--- Begin ---
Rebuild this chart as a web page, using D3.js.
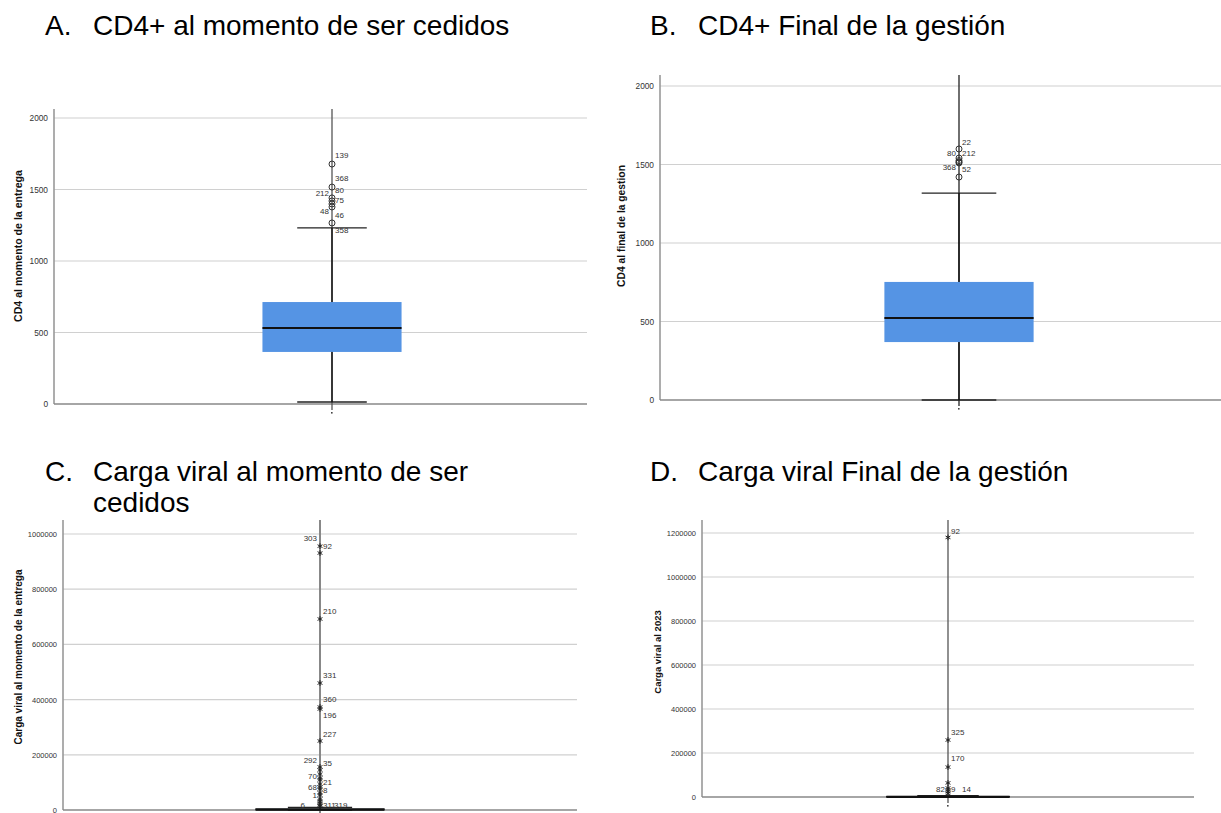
<!DOCTYPE html>
<html>
<head>
<meta charset="utf-8">
<script src="https://cdn.jsdelivr.net/npm/d3@7"></script>
<style>
  html, body { margin: 0; padding: 0; background: #fff; }
  svg { display: block; font-family: Arial, "Liberation Sans", sans-serif; }
</style>
</head>
<body>
<svg id="chart" width="1221" height="813"></svg>
<script>
// ---------------- DATA ----------------
const panelLetters = ["A.", "B.", "C.", "D."];
const panelTitles = [
  ["CD4+ al momento de ser cedidos"],
  ["CD4+ Final de la gestión"],
  ["Carga viral al momento de ser", "cedidos"],
  ["Carga viral Final de la gestión"]
];
const yAxisTitles = [
  "CD4 al momento de la entrega",
  "CD4 al final de la gestion",
  "Carga viral al momento de la entrega",
  "Carga viral al 2023"
];
const yTicksA = [0, 500, 1000, 1500, 2000];
const yTicksB = [0, 500, 1000, 1500, 2000];
const yTicksC = [0, 200000, 400000, 600000, 800000, 1000000];
const yTicksD = [0, 200000, 400000, 600000, 800000, 1000000, 1200000];

// box statistics: [lower whisker, Q1, median, Q3, upper whisker]
const boxA = [14, 364, 531, 713, 1231];
const boxB = [0, 369, 522, 752, 1318];
const boxC = [0, 500, 1500, 4000, 9000];
const boxD = [0, 300, 900, 2500, 6000];

// outliers (circles in A/B, extremes * in C/D)
const outliersA = [1678, 1517, 1441, 1420, 1399, 1378, 1266];
const outliersB = [1599, 1541, 1525, 1516, 1510, 1420];
const outliersC = [956000, 931000, 692000, 460000, 373000, 366000, 250000,
  156000, 145000, 130000, 116000, 109000, 94000, 83000, 76000, 62000, 54000,
  40000, 32000, 25000, 18000, 14000];
const outliersD = [1180000, 259000, 136000, 64000, 41000, 32000, 24000, 16000];

// case-number labels of the outliers: text, value (where it sits), side
const labelTextA = ["139", "368", "80", "212", "75", "48", "46", "358"];
const labelValA  = [1741, 1580, 1490, 1469, 1420, 1343, 1315, 1210];
const labelSideA = ["r", "r", "r", "l", "r", "l", "r", "r"];

const labelTextB = ["22", "80", "212", "368", "52"];
const labelValB  = [1643, 1573, 1573, 1484, 1471];
const labelSideB = ["r", "l", "r", "l", "r"];

const labelTextC = ["303", "92", "210", "331", "360", "196", "227", "292", "35",
  "70", "21", "68", "8", "1", "6", "311", "319"];
const labelValC  = [982000, 956000, 721000, 489000, 399000, 344000, 275000,
  181000, 170000, 120000, 101000, 83000, 69000, 54000, 18000, 18000, 18000];
const labelSideC = ["l", "r", "r", "r", "r", "r", "r", "l", "r",
  "l", "r", "l", "r", "l", "ll", "r", "rr"];

const labelTextD = ["92", "325", "170", "82", "9", "14"];
const labelValD  = [1209000, 295000, 173000, 32000, 32000, 32000];
const labelSideD = ["r", "r", "r", "l", "r", "rr"];

// ---------------- LAYOUT ----------------
const layouts = [
  { titleX: 45, titleY: 35, axisX: 54, axisTop: 109, zeroY: 404, maxY: 118, right: 587,
    band: [100, 564], boxFrac: 0.261, capFrac: 0.5, yTitleX: 18, yTitleY: 246, yTitleFont: 10.6,
    tickFont: 8.3, marker: "circle", lineColor: "#555", lineW: 1.3 },
  { titleX: 650, titleY: 35, axisX: 660, axisTop: 75, zeroY: 400, maxY: 86, right: 1221,
    band: [700, 1218], boxFrac: 0.266, capFrac: 0.5, yTitleX: 621, yTitleY: 226, yTitleFont: 10.3,
    tickFont: 8.3, marker: "circle", lineColor: "#222", lineW: 1.3 },
  { titleX: 45, titleY: 481, axisX: 63, axisTop: 520, zeroY: 810, maxY: 534, right: 577,
    band: [63, 577], boxFrac: 0.25, capFrac: 0.5, yTitleX: 18, yTitleY: 657, yTitleFont: 10,
    tickFont: 7.5, marker: "star", lineColor: "#888", lineW: 2 },
  { titleX: 650, titleY: 481, axisX: 702, axisTop: 520, zeroY: 797, maxY: 533, right: 1194,
    band: [702, 1194], boxFrac: 0.25, capFrac: 0.5, yTitleX: 657, yTitleY: 652, yTitleFont: 9.5,
    tickFont: 7.5, marker: "star", lineColor: "#555", lineW: 1.3 }
];

const panels = [
  { ticks: yTicksA, box: boxA, out: outliersA, lt: labelTextA, lv: labelValA, ls: labelSideA },
  { ticks: yTicksB, box: boxB, out: outliersB, lt: labelTextB, lv: labelValB, ls: labelSideB },
  { ticks: yTicksC, box: boxC, out: outliersC, lt: labelTextC, lv: labelValC, ls: labelSideC },
  { ticks: yTicksD, box: boxD, out: outliersD, lt: labelTextD, lv: labelValD, ls: labelSideD }
];

const svg = d3.select("#chart");
const boxFill = "#5594e4";

panels.forEach((p, i) => {
  const L = layouts[i];
  const g = svg.append("g");

  // title
  const t = g.append("g").attr("fill", "#000").style("font-size", "28px");
  t.append("text").attr("x", L.titleX).attr("y", L.titleY).text(panelLetters[i]);
  panelTitles[i].forEach((line, k) => {
    t.append("text").attr("x", L.titleX + 48).attr("y", L.titleY + k * 31).text(line);
  });

  const maxTick = p.ticks[p.ticks.length - 1];
  const y = d3.scaleLinear().domain([0, maxTick]).range([L.zeroY, L.maxY]);
  const x = d3.scaleBand().domain(["1"]).range(L.band).padding(0);
  const cx = x("1") + x.bandwidth() / 2;
  const plotW = L.right - L.axisX;
  const bw = plotW * L.boxFrac;

  // gridlines
  g.append("g").selectAll("line").data(p.ticks.filter(d => d > 0)).join("line")
    .attr("x1", L.axisX).attr("x2", L.right)
    .attr("y1", d => y(d)).attr("y2", d => y(d))
    .attr("stroke", "#d0d0d0").attr("stroke-width", 1.2);

  // y axis
  const yAxis = d3.axisLeft(y).tickValues(p.ticks).tickFormat(d3.format("d")).tickSize(0).tickPadding(6);
  const ax = g.append("g").attr("transform", `translate(${L.axisX},0)`).call(yAxis);
  ax.select(".domain").remove();
  ax.selectAll("text").attr("fill", "#333").style("font-size", L.tickFont + "px").style("font-family", "Arial, 'Liberation Sans', sans-serif");
  g.append("line").attr("x1", L.axisX).attr("x2", L.axisX).attr("y1", L.axisTop).attr("y2", L.zeroY)
    .attr("stroke", "#999").attr("stroke-width", 1.6);
  // x axis
  g.append("line").attr("x1", L.axisX).attr("x2", L.right).attr("y1", L.zeroY).attr("y2", L.zeroY)
    .attr("stroke", "#888").attr("stroke-width", 1.4);

  // y axis title
  g.append("text")
    .attr("transform", `translate(${L.yTitleX},${L.yTitleY}) rotate(-90)`)
    .attr("text-anchor", "middle").attr("dominant-baseline", "central")
    .style("font-size", L.yTitleFont + "px").style("font-weight", "bold").attr("fill", "#111")
    .text(yAxisTitles[i]);

  // full-height vertical guide line through the box
  g.append("line").attr("x1", cx).attr("x2", cx).attr("y1", L.axisTop).attr("y2", L.zeroY + 6)
    .attr("stroke", L.lineColor).attr("stroke-width", L.lineW);
  g.append("rect").attr("x", cx - 1).attr("y", L.zeroY + 8).attr("width", 1.6).attr("height", 1.6).attr("fill", "#444");

  const [lo, q1, med, q3, hi] = p.box;
  // whisker caps
  [lo, hi].forEach(v => {
    g.append("line").attr("x1", cx - bw * L.capFrac / 2).attr("x2", cx + bw * L.capFrac / 2)
      .attr("y1", y(v)).attr("y2", y(v)).attr("stroke", "#222").attr("stroke-width", 1.3);
  });
  g.append("line").attr("x1", cx).attr("x2", cx).attr("y1", y(hi)).attr("y2", y(lo))
    .attr("stroke", "#111").attr("stroke-width", 1.4);
  // box
  g.append("rect").attr("x", cx - bw / 2).attr("width", bw)
    .attr("y", y(q3)).attr("height", Math.max(y(q1) - y(q3), 0.5))
    .attr("fill", boxFill).attr("stroke", i >= 2 ? "#222" : "none").attr("stroke-width", 1);
  g.append("line").attr("x1", cx - bw / 2).attr("x2", cx + bw / 2)
    .attr("y1", y(med)).attr("y2", y(med)).attr("stroke", "#111").attr("stroke-width", i >= 2 ? 2.2 : 2);

  // outliers
  if (L.marker === "circle") {
    g.append("g").selectAll("circle").data(p.out).join("circle")
      .attr("cx", cx).attr("cy", d => y(d)).attr("r", 3)
      .attr("fill", "none").attr("stroke", "#333").attr("stroke-width", 1);
  } else {
    const sym = d3.symbol().type(d3.symbolAsterisk).size(22);
    g.append("g").selectAll("path").data(p.out).join("path")
      .attr("transform", d => `translate(${cx},${y(d)})`).attr("d", sym)
      .attr("stroke", "#222").attr("stroke-width", 1).attr("fill", "none");
  }

  // outlier labels
  const offs = { r: 3, rr: 14, l: -3, ll: -15 };
  g.append("g").selectAll("text").data(p.lt).join("text")
    .attr("x", (d, k) => cx + offs[p.ls[k]])
    .attr("y", (d, k) => y(p.lv[k]))
    .attr("dominant-baseline", "central")
    .attr("text-anchor", (d, k) => p.ls[k].startsWith("l") ? "end" : "start")
    .style("font-size", "8px").attr("fill", "#333")
    .text(d => d);
});
</script>
</body>
</html>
--- End ---
From the opening line of the listing above through the line bearing "800000, 1000000, 1200000];", repeat each line exactly. Drop every picture.

Rebuild this chart as a web page, using D3.js.
<!DOCTYPE html>
<html>
<head>
<meta charset="utf-8">
<script src="https://cdn.jsdelivr.net/npm/d3@7"></script>
<style>
  html, body { margin: 0; padding: 0; background: #fff; }
  svg { display: block; font-family: Arial, "Liberation Sans", sans-serif; }
</style>
</head>
<body>
<svg id="chart" width="1221" height="813"></svg>
<script>
// ---------------- DATA ----------------
const panelLetters = ["A.", "B.", "C.", "D."];
const panelTitles = [
  ["CD4+ al momento de ser cedidos"],
  ["CD4+ Final de la gestión"],
  ["Carga viral al momento de ser", "cedidos"],
  ["Carga viral Final de la gestión"]
];
const yAxisTitles = [
  "CD4 al momento de la entrega",
  "CD4 al final de la gestion",
  "Carga viral al momento de la entrega",
  "Carga viral al 2023"
];
const yTicksA = [0, 500, 1000, 1500, 2000];
const yTicksB = [0, 500, 1000, 1500, 2000];
const yTicksC = [0, 200000, 400000, 600000, 800000, 1000000];
const yTicksD = [0, 200000, 400000, 600000, 800000, 1000000, 1200000];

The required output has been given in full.